The Elliot is a system I’ve never fished before, so it was good to be able to get the first glimpse of it with someone who had an intimate knowledge of the lay of the land…and when you know where to go, then it’s just a matter of getting your timing right.
…And timing is everything when it comes to fishing shallow crystal clear water for a keen sighted ambush predator like a mangrove jack.
The theory behind it is pretty simple. Get a small boat, head up the creeks, and flick a lure at any likely looking snag you can find! In honesty we probably spooked more jacks than we caught, but seeing them dart out of the snags looking for shelter made us even more determined to stick to the plan and land a few.
And the plan is as simple as the theory…get yourself in position early, as really, there’s only a very small time frame to effectively target them. The best time in this area seems to be the last couple of hours of the run out and the first couple of hours of the run in – and the reason behind that is all to do with the bait fish that the jacks are chasing, and the fact that the Elliot is a very shallow sandy system.

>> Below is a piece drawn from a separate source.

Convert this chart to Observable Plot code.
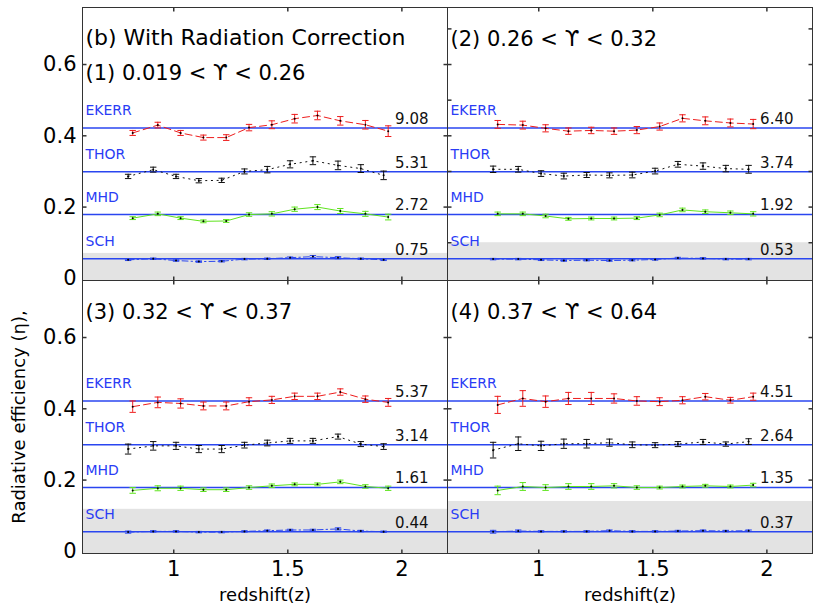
<!DOCTYPE html>
<html><head><meta charset="utf-8">
<script src="https://cdn.jsdelivr.net/npm/d3@7"></script>
<script src="https://cdn.jsdelivr.net/npm/@observablehq/plot@0.6"></script>
<style>
body{margin:0;background:#fff;}
#wrap{position:relative;width:830px;height:615px;font-family:"DejaVu Sans",sans-serif;}
#ylabel{position:absolute;left:18px;top:417px;transform:translate(-50%,-50%) rotate(-90deg);white-space:nowrap;font-size:18px;color:#000;}
#chart{position:absolute;left:0;top:0;}
</style></head><body>
<div id="wrap"><div id="chart"></div><div id="ylabel">Radiative efficiency (η),</div></div>
<script>
// ---- data ----
const panelTitles = ["(1) 0.019 < ϒ < 0.26", "(2) 0.26 < ϒ < 0.32", "(3) 0.32 < ϒ < 0.37", "(4) 0.37 < ϒ < 0.64"];
const panelCol = [0, 1, 0, 1];
const panelRow = [0, 0, 1, 1];
const series = ["EKERR", "THOR", "MHD", "SCH"];
const seriesLevel = [0.422, 0.299, 0.179, 0.055];
const seriesColor = ["#ee1c1c", "#111111", "#5fe41e", "#2a46f0"];
const seriesDash = ["7,4", "1.2,4.5", null, "6,3,1.5,3"];
const ratios = [[9.08, 5.31, 2.72, 0.75], [6.40, 3.74, 1.92, 0.53], [5.37, 3.14, 1.61, 0.44], [4.51, 2.64, 1.35, 0.37]];
const bandTop = [0.070, 0.100, 0.118, 0.140];
const zA = [0.82, 0.93, 1.03, 1.13, 1.23, 1.33, 1.43, 1.53, 1.63, 1.73, 1.84, 1.94];
const zB = [0.80, 0.91, 1.01, 1.11, 1.21, 1.31, 1.41, 1.51, 1.61, 1.72, 1.82, 1.92];
const xDomain = [0.6, 2.2];
const yDomain = [-0.006, 0.76];
const xTicks = [1, 1.5, 2];
const yTicks = [0, 0.2, 0.4, 0.6];
const panelYTicks = [[0.2, 0.4, 0.6], [0.1, 0.2, 0.3, 0.4, 0.5, 0.6, 0.7], [0.2, 0.4, 0.6], [0.2, 0.4, 0.6]];

const ekerr = [
  [0.408, 0.430, 0.408, 0.395, 0.395, 0.423, 0.431, 0.448, 0.457, 0.442, 0.431, 0.413],
  [0.432, 0.430, 0.421, 0.413, 0.415, 0.413, 0.416, 0.426, 0.449, 0.442, 0.436, 0.433],
  [0.406, 0.418, 0.415, 0.408, 0.408, 0.420, 0.425, 0.435, 0.435, 0.447, 0.427, 0.418],
  [0.411, 0.429, 0.420, 0.429, 0.429, 0.429, 0.422, 0.420, 0.424, 0.434, 0.424, 0.434]];
const ekerrErr = [
  [0.007, 0.008, 0.007, 0.007, 0.008, 0.009, 0.011, 0.012, 0.012, 0.012, 0.012, 0.015],
  [0.011, 0.011, 0.010, 0.009, 0.009, 0.009, 0.010, 0.010, 0.010, 0.011, 0.011, 0.013],
  [0.016, 0.015, 0.013, 0.011, 0.011, 0.011, 0.010, 0.009, 0.009, 0.009, 0.009, 0.011],
  [0.024, 0.022, 0.016, 0.017, 0.017, 0.013, 0.012, 0.011, 0.010, 0.009, 0.008, 0.010]];
const thor = [
  [0.286, 0.305, 0.286, 0.274, 0.275, 0.300, 0.305, 0.320, 0.330, 0.317, 0.308, 0.289],
  [0.306, 0.306, 0.294, 0.287, 0.290, 0.289, 0.290, 0.301, 0.320, 0.315, 0.308, 0.306],
  [0.287, 0.296, 0.296, 0.287, 0.287, 0.298, 0.304, 0.310, 0.310, 0.322, 0.301, 0.294],
  [0.284, 0.302, 0.296, 0.302, 0.302, 0.305, 0.299, 0.298, 0.301, 0.307, 0.301, 0.308]];
const thorErr = [
  [0.006, 0.007, 0.006, 0.006, 0.006, 0.007, 0.009, 0.010, 0.011, 0.012, 0.011, 0.012],
  [0.009, 0.008, 0.008, 0.008, 0.007, 0.007, 0.008, 0.008, 0.008, 0.009, 0.009, 0.011],
  [0.014, 0.012, 0.010, 0.010, 0.010, 0.008, 0.008, 0.007, 0.007, 0.007, 0.007, 0.008],
  [0.022, 0.019, 0.013, 0.013, 0.012, 0.010, 0.008, 0.007, 0.007, 0.007, 0.006, 0.008]];
const mhd = [
  [0.169, 0.181, 0.169, 0.160, 0.161, 0.179, 0.181, 0.194, 0.200, 0.189, 0.181, 0.172],
  [0.181, 0.181, 0.175, 0.167, 0.168, 0.168, 0.169, 0.178, 0.192, 0.187, 0.184, 0.181],
  [0.171, 0.177, 0.177, 0.173, 0.173, 0.179, 0.184, 0.188, 0.188, 0.195, 0.182, 0.177],
  [0.171, 0.182, 0.179, 0.182, 0.182, 0.184, 0.179, 0.179, 0.182, 0.184, 0.182, 0.186]];
const mhdErr = [
  [0.004, 0.005, 0.004, 0.004, 0.004, 0.005, 0.006, 0.006, 0.007, 0.007, 0.007, 0.008],
  [0.005, 0.005, 0.005, 0.004, 0.004, 0.004, 0.004, 0.005, 0.005, 0.005, 0.005, 0.006],
  [0.008, 0.007, 0.006, 0.005, 0.005, 0.005, 0.005, 0.004, 0.004, 0.005, 0.005, 0.006],
  [0.012, 0.011, 0.008, 0.008, 0.008, 0.006, 0.005, 0.004, 0.004, 0.004, 0.004, 0.005]];
const sch = [
  [0.052, 0.055, 0.050, 0.047, 0.048, 0.054, 0.055, 0.058, 0.061, 0.058, 0.055, 0.052],
  [0.054, 0.054, 0.052, 0.050, 0.051, 0.050, 0.051, 0.053, 0.057, 0.056, 0.054, 0.054],
  [0.054, 0.056, 0.056, 0.054, 0.054, 0.056, 0.058, 0.060, 0.060, 0.063, 0.057, 0.055],
  [0.055, 0.057, 0.056, 0.056, 0.056, 0.058, 0.056, 0.056, 0.057, 0.058, 0.057, 0.058]];
const schErr = [
  [0.002, 0.002, 0.002, 0.002, 0.002, 0.002, 0.002, 0.002, 0.003, 0.003, 0.002, 0.002],
  [0.002, 0.002, 0.002, 0.002, 0.002, 0.002, 0.002, 0.002, 0.002, 0.002, 0.002, 0.002],
  [0.003, 0.002, 0.002, 0.002, 0.002, 0.002, 0.002, 0.002, 0.002, 0.003, 0.002, 0.002],
  [0.004, 0.003, 0.002, 0.002, 0.002, 0.002, 0.002, 0.002, 0.002, 0.002, 0.002, 0.002]];

// ---- build tables ----
const values = [ekerr, thor, mhd, sch];
const errors = [ekerrErr, thorErr, mhdErr, schErr];
const rows = [];
const levelRows = [];
const yTickRows = [];
const xTickRows = [];
const panels = panelTitles.map((t, p) => ({p, col: panelCol[p], row: panelRow[p], title: t, top: bandTop[p]}));
panels.forEach(({p, col, row}) => {
  series.forEach((s, si) => {
    const zs = si % 2 === 0 ? zA : zB;
    values[si][p].forEach((v, i) => rows.push({p, col, row, series: s, z: zs[i], eta: v, err: errors[si][p][i]}));
    levelRows.push({p, col, row, series: s, level: seriesLevel[si], ratio: ratios[p][si].toFixed(2)});
  });
  panelYTicks[p].forEach(v => yTickRows.push({col, row, v}));
  xTicks.forEach(v => xTickRows.push({col, row, v}));
});

const capSymbol = {draw(ctx, size) { const r = Math.sqrt(size / Math.PI); ctx.moveTo(-r, 0); ctx.lineTo(r, 0); }};
const tickSym = (dx, dy) => ({draw(ctx, size) { const r = Math.sqrt(size / Math.PI); ctx.moveTo(0, 0); ctx.lineTo(dx * r, dy * r); }});
const FX = "col", FY = "row";
const font = "DejaVu Sans, sans-serif";
const frameColor = "#333";

const marks = [
  Plot.rect(panels, {x1: () => xDomain[0], x2: () => xDomain[1], y1: () => yDomain[0], y2: "top", fx: FX, fy: FY, fill: "#e3e3e3"}),
  Plot.ruleY(levelRows, {y: "level", fx: FX, fy: FY, stroke: "#2a46f0", strokeWidth: 1.5}),
];
series.forEach((s, si) => {
  marks.push(Plot.line(rows.filter(d => d.series === s), {x: "z", y: "eta", z: "p", fx: FX, fy: FY, stroke: seriesColor[si], strokeWidth: 1, strokeDasharray: seriesDash[si]}));
});
marks.push(
  Plot.ruleX(rows, {x: "z", y1: d => d.eta - d.err, y2: d => d.eta + d.err, fx: FX, fy: FY, stroke: "series", strokeWidth: 1}),
  Plot.dot(rows, {x: "z", y: d => d.eta + d.err, fx: FX, fy: FY, symbol: capSymbol, r: 3.2, stroke: "series", fill: "none", strokeWidth: 1}),
  Plot.dot(rows, {x: "z", y: d => d.eta - d.err, fx: FX, fy: FY, symbol: capSymbol, r: 3.2, stroke: "series", fill: "none", strokeWidth: 1}),
  Plot.dot(rows, {x: "z", y: "eta", fx: FX, fy: FY, r: 1, fill: "#000", stroke: "none"}),
  Plot.text(levelRows, {y: "level", fx: FX, fy: FY, text: "series", frameAnchor: "left", textAnchor: "start", dx: 3, dy: -17, fill: "#2a3cf5", fontSize: 14}),
  Plot.text(levelRows, {y: "level", fx: FX, fy: FY, text: "ratio", frameAnchor: "right", textAnchor: "end", dx: -19, dy: -9, fill: "#111", fontSize: 15}),
  Plot.text(panels.filter(d => d.p === 0), {fx: FX, fy: FY, text: () => "(b) With Radiation Correction", frameAnchor: "top-left", textAnchor: "start", dx: 3, dy: 22, fontSize: 22, fill: "#000"}),
  Plot.text(panels.filter(d => d.p === 0), {fx: FX, fy: FY, text: "title", frameAnchor: "top-left", textAnchor: "start", dx: 3, dy: 58, fontSize: 21, fill: "#000"}),
  Plot.text(panels.filter(d => d.p !== 0), {fx: FX, fy: FY, text: "title", frameAnchor: "top-left", textAnchor: "start", dx: 3, dy: 24, fontSize: 21, fill: "#000"}),
  Plot.text(panels.filter(d => d.row === 1), {fx: FX, fy: FY, text: () => "redshift(z)", frameAnchor: "bottom", textAnchor: "middle", dy: 47, fontSize: 18, fill: "#000"}),
  // inward ticks on every side of every panel
  Plot.dot(yTickRows, {x: () => xDomain[0], y: "v", fx: FX, fy: FY, symbol: tickSym(1, 0), r: 4, stroke: frameColor, fill: "none"}),
  Plot.dot(yTickRows, {x: () => xDomain[1], y: "v", fx: FX, fy: FY, symbol: tickSym(-1, 0), r: 4, stroke: frameColor, fill: "none"}),
  Plot.dot(xTickRows, {x: "v", y: () => yDomain[0], fx: FX, fy: FY, symbol: tickSym(0, -1), r: 4, stroke: frameColor, fill: "none"}),
  Plot.dot(xTickRows, {x: "v", y: () => yDomain[1], fx: FX, fy: FY, symbol: tickSym(0, 1), r: 4, stroke: frameColor, fill: "none"}),
  Plot.frame({stroke: frameColor, strokeWidth: 1}),
  Plot.axisY(yTicks, {anchor: "left", tickSize: 0, tickPadding: 6, tickFormat: d => String(d), fontSize: 21, fill: "#000", label: null}),
  Plot.axisX(xTicks, {anchor: "bottom", tickSize: 0, tickPadding: 8, tickFormat: d => String(d), fontSize: 21, fill: "#000", label: null})
);

const chart = Plot.plot({
  width: 830,
  height: 615,
  marginLeft: 82,
  marginRight: 18,
  marginTop: 6,
  marginBottom: 62,
  style: {fontFamily: font, background: "#fff", color: "#000"},
  x: {domain: xDomain, label: null},
  y: {domain: yDomain, label: null},
  fx: {domain: [0, 1], padding: 0, axis: null},
  fy: {domain: [0, 1], padding: 0, axis: null},
  color: {domain: series, range: seriesColor},
  marks
});
document.getElementById("chart").appendChild(chart);
</script>
</body></html>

It’s a situation that can be applied to many if not most tropical creek systems, in that while the water is low and below the mud bank level and the tangle of mangrove roots, the bait fish have nowhere to go other than to roam the waters of the creek looking for a hiding place…and the jacks are lying there in wait for them. As soon as the waters of the making tide flood over the mud or sand ledge into the mass of tree roots, the bait fish can follow – and so do the predators – and the opportunity to target them is gone, so it really is a case of being in the right place at the right time.
Luckily, we were keen enough to get on the water early to meet the tidal conditions….and just mad enough to risk getting caught in some seriously skinny water… but it was all worth it! And we even found a few small barra as well!